Rows from a dataset
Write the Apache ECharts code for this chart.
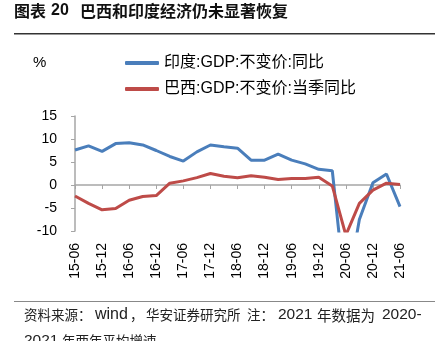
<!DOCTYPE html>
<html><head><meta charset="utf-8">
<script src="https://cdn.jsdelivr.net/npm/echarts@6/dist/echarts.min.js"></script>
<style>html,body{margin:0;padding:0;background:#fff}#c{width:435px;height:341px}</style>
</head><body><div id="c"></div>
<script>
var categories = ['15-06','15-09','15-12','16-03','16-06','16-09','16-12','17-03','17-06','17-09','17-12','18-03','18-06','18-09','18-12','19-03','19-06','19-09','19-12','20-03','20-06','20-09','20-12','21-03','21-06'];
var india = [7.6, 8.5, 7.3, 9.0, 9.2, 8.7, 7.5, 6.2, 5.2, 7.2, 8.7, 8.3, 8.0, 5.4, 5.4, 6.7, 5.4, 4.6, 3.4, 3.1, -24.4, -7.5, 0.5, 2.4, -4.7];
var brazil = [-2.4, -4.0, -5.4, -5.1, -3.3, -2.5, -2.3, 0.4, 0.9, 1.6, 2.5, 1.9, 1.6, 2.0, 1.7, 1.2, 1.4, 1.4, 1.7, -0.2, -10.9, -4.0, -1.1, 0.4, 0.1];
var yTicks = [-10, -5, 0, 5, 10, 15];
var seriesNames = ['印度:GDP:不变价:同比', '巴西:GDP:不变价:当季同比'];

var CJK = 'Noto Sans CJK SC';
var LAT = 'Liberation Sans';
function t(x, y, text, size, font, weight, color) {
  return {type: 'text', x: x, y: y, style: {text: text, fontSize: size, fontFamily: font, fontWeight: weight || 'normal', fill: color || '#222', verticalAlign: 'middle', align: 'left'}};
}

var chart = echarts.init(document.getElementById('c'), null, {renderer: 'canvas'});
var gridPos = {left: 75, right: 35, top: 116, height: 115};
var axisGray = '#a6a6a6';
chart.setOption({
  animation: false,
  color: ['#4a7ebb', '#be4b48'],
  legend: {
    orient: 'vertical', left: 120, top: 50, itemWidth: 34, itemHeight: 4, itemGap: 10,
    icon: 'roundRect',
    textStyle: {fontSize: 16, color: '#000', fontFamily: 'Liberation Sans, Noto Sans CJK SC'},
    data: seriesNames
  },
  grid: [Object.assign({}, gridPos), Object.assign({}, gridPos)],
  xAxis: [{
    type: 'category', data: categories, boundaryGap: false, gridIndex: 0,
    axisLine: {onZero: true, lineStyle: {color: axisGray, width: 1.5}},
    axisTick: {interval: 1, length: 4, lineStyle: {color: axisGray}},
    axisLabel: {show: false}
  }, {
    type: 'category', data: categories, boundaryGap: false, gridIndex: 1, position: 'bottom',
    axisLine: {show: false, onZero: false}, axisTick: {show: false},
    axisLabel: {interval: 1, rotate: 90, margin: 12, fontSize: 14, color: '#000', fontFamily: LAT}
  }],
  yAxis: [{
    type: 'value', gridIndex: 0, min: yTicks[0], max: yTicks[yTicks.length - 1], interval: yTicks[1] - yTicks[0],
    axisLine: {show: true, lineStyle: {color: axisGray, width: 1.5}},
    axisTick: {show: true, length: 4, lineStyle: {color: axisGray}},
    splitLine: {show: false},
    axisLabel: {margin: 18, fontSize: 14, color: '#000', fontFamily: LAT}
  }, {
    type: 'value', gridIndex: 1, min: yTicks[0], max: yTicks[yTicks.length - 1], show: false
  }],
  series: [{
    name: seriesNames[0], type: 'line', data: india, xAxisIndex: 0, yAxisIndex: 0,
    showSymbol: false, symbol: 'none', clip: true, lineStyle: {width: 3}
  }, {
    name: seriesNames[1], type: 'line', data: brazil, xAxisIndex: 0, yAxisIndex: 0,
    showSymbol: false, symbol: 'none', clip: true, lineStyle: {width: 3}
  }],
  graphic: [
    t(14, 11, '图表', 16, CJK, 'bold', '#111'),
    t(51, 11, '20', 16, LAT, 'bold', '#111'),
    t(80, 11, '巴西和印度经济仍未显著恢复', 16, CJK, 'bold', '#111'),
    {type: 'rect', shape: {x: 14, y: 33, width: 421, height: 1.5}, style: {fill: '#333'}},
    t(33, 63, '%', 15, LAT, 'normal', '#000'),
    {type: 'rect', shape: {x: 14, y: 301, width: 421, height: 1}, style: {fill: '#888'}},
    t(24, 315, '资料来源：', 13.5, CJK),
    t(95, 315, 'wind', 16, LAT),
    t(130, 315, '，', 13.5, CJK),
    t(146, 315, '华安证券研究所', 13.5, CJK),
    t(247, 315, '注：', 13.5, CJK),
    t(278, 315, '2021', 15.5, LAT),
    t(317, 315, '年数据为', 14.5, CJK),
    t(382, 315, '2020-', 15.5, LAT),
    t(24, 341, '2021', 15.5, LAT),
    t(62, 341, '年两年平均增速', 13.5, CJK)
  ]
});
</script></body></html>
--
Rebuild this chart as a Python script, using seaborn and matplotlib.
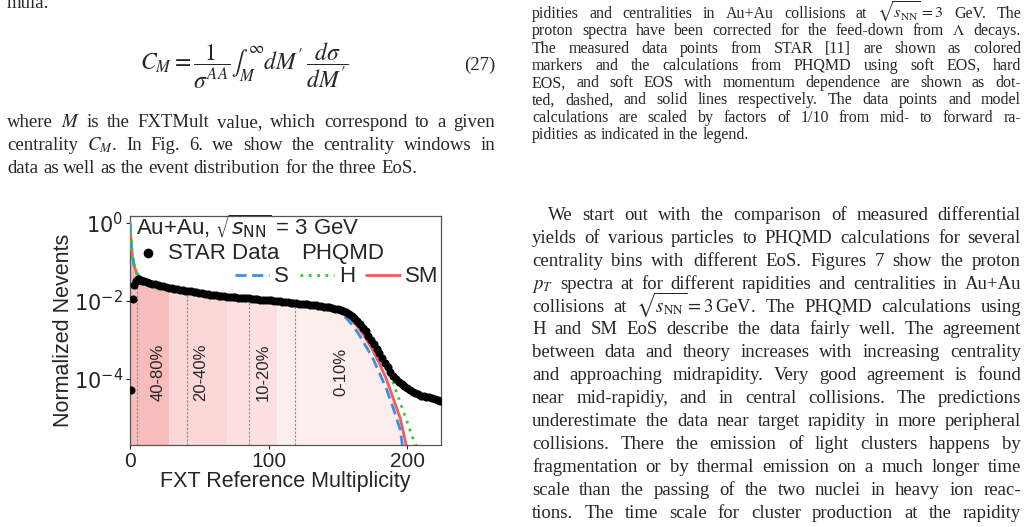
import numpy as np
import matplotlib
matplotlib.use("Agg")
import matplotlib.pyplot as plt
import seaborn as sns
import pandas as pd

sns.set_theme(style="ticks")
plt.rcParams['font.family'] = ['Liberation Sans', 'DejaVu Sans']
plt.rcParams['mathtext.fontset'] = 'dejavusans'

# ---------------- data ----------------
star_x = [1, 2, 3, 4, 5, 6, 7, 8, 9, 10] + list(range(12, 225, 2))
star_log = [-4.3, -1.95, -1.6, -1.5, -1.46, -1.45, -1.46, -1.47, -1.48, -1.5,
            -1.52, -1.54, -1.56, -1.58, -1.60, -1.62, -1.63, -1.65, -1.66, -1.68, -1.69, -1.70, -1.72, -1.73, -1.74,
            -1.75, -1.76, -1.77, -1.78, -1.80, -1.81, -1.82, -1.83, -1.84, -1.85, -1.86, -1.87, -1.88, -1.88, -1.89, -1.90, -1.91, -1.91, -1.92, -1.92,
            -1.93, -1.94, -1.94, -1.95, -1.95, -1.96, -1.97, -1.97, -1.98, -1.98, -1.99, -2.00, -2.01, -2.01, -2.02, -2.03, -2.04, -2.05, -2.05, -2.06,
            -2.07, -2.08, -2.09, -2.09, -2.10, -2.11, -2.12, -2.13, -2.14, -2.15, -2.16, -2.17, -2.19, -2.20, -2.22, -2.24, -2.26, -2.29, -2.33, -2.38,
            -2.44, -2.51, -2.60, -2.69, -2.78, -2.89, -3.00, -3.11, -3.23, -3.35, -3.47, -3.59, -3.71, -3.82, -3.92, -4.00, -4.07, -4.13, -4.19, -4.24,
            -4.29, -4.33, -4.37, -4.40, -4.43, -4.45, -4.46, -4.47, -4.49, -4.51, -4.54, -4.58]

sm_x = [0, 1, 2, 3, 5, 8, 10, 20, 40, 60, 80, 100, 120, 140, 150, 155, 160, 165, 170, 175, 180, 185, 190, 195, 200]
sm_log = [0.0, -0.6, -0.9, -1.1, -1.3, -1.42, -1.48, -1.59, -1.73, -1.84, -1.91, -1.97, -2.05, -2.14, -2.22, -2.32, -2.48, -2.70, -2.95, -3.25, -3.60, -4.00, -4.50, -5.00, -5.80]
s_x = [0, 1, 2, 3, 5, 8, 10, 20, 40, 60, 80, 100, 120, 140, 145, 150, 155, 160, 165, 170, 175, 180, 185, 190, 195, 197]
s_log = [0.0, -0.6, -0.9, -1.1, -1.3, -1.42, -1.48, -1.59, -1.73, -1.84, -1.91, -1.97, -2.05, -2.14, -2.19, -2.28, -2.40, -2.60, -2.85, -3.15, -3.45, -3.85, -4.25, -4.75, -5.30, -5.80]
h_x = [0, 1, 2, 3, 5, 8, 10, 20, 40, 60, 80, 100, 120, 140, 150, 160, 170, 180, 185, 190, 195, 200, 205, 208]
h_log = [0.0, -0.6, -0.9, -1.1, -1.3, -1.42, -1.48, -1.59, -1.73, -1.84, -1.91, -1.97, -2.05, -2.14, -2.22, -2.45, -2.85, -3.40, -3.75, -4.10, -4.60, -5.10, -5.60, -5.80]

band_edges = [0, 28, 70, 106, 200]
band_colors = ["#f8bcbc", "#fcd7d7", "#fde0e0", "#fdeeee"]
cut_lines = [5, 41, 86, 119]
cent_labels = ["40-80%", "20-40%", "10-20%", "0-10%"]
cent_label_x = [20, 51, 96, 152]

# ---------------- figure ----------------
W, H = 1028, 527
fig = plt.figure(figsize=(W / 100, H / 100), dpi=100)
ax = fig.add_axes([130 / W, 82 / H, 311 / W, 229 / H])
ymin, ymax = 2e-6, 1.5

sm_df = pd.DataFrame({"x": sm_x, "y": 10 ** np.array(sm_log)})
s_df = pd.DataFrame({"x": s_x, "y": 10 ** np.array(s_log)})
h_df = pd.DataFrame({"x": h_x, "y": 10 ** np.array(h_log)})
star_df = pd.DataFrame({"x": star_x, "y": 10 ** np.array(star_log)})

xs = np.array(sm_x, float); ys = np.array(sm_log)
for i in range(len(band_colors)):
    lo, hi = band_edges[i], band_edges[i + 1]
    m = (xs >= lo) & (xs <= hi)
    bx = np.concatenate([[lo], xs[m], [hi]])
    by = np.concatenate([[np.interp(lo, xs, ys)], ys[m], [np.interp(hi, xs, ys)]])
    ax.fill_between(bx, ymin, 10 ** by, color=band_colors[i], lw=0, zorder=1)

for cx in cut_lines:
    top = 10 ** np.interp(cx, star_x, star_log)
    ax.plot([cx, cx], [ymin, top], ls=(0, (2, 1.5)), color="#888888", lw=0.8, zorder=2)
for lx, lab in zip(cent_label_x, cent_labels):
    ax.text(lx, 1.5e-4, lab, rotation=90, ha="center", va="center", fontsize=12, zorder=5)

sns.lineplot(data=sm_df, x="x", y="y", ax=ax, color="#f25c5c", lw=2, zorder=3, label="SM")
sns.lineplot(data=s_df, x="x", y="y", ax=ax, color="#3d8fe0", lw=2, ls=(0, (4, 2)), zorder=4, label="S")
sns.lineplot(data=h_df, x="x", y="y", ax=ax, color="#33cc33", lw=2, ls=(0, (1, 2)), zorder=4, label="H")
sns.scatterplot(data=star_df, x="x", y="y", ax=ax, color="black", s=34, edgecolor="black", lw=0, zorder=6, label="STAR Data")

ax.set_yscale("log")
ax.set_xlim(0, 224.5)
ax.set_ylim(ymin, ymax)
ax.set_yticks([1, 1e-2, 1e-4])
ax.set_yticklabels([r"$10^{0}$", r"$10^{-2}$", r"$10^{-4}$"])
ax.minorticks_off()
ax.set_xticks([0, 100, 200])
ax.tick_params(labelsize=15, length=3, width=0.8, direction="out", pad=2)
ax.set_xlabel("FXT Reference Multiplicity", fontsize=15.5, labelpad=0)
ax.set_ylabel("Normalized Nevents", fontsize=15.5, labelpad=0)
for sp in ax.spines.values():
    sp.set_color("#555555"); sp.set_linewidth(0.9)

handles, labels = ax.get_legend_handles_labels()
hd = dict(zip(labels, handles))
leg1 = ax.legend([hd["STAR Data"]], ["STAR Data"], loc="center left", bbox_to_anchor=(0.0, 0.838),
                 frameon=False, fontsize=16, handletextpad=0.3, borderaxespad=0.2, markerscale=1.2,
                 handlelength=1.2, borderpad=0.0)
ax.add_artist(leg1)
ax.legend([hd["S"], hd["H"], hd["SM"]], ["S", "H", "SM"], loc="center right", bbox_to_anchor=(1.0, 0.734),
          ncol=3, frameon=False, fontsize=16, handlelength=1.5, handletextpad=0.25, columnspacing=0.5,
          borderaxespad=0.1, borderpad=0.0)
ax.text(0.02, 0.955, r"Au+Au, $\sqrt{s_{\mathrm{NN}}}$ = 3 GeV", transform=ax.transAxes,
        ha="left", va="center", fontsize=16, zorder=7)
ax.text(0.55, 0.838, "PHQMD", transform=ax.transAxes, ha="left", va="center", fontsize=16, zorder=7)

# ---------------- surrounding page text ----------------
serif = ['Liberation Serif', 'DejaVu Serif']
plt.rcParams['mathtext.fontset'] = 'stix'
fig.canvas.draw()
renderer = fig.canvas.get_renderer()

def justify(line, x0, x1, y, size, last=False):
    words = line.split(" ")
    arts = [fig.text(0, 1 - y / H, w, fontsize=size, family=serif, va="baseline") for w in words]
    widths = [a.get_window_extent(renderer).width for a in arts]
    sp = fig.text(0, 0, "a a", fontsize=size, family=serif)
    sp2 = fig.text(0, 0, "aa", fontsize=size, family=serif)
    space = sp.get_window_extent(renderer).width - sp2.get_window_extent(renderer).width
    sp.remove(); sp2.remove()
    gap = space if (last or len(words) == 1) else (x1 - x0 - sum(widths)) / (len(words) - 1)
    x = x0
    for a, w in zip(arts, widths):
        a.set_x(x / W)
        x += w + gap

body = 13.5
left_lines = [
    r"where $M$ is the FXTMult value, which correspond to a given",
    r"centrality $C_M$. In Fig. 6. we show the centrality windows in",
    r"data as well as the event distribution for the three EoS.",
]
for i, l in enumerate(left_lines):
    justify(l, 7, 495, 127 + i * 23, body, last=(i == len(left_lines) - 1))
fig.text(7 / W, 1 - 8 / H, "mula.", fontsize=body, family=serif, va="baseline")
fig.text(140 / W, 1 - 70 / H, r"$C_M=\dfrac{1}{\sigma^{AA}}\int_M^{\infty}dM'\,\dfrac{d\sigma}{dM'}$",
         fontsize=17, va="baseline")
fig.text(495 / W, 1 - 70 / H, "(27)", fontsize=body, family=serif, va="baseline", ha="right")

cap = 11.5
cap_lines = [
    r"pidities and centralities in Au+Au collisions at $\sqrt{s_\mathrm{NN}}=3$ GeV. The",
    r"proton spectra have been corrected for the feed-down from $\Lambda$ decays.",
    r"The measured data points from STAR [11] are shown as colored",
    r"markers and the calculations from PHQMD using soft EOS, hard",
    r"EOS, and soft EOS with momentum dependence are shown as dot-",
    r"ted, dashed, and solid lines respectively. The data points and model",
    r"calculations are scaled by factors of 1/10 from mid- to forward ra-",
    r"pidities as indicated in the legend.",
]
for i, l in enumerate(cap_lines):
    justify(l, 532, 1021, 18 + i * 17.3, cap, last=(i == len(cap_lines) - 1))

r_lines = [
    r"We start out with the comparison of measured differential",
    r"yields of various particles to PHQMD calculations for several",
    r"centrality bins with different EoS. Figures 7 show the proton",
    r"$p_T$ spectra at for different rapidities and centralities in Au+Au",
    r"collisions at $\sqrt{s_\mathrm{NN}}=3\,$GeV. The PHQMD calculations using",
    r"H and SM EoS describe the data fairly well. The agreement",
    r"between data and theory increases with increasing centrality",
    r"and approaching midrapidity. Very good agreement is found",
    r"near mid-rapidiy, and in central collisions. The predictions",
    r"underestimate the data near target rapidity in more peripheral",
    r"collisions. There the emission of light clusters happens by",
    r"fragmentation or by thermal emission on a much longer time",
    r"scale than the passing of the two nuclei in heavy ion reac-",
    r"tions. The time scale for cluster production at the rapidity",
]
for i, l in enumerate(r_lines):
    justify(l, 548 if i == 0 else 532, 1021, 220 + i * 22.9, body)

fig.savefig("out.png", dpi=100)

Task instructions:
Set down exactly the lines above, from the line containing "Write the Apache ECharts code for this chart." through the line containing "var seriesNames = ['印度:GDP:不变价:同比', '巴西:GDP:不变价:当季同比'];". Skip the pictures.

Reply:
Write the Apache ECharts code for this chart.
<!DOCTYPE html>
<html><head><meta charset="utf-8">
<script src="https://cdn.jsdelivr.net/npm/echarts@6/dist/echarts.min.js"></script>
<style>html,body{margin:0;padding:0;background:#fff}#c{width:435px;height:341px}</style>
</head><body><div id="c"></div>
<script>
var categories = ['15-06','15-09','15-12','16-03','16-06','16-09','16-12','17-03','17-06','17-09','17-12','18-03','18-06','18-09','18-12','19-03','19-06','19-09','19-12','20-03','20-06','20-09','20-12','21-03','21-06'];
var india = [7.6, 8.5, 7.3, 9.0, 9.2, 8.7, 7.5, 6.2, 5.2, 7.2, 8.7, 8.3, 8.0, 5.4, 5.4, 6.7, 5.4, 4.6, 3.4, 3.1, -24.4, -7.5, 0.5, 2.4, -4.7];
var brazil = [-2.4, -4.0, -5.4, -5.1, -3.3, -2.5, -2.3, 0.4, 0.9, 1.6, 2.5, 1.9, 1.6, 2.0, 1.7, 1.2, 1.4, 1.4, 1.7, -0.2, -10.9, -4.0, -1.1, 0.4, 0.1];
var yTicks = [-10, -5, 0, 5, 10, 15];
var seriesNames = ['印度:GDP:不变价:同比', '巴西:GDP:不变价:当季同比'];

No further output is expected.